Kaplan, the son of Marion and Joel Kaplan of Swampscott, majors in applied engineering physics in the College of Engineering but has been conducting research in radio astronomy since his freshman year, focusing on pulsars and quasars. His senior thesis discusses his work with Cordes and James Condon at the Arecibo Observatory in Puerto Rico on a large-scale radio survey of the sky, including enigmatic sources such as neutron stars and high-red shift galaxies, using radio,

infra-red and optical telescopes, and the discovery of at least 12 new planetary nebulae, glowing shells of gas around very hot stars. The work on planetary nebulae is with Yervant Terzian, professor of astronomy and chair of the astronomy department.

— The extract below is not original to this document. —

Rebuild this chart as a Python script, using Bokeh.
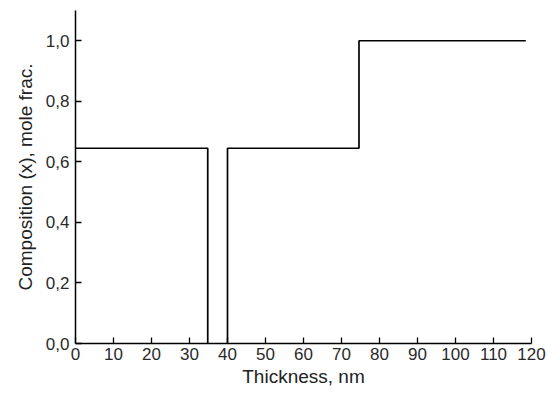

Kaplan said that the research team he has been studying with believes it has discovered 70 new quasars, the most distant of celestial objects, of "an interesting sort." He is the co-author of three -- and first author of one -- published papers in Astrophysics Journal Supplement.

The recipient of a Goldwater Fellowship and the Astronomical Society of New York Undergraduate Award in 1998, Kaplan's GPA is a 3.977; he has made Dean's List every semester. Kaplan, who was offered fellowships at Harvard, Princeton, University of California at Berkeley and at the California Institute of Technology, has decided to attend Cal Tech for his doctorate and will be supported by the Hertz fellowship primarily, with additional money from the Leighton Fellowship, funded by Gordon Moore, the founder of Intel.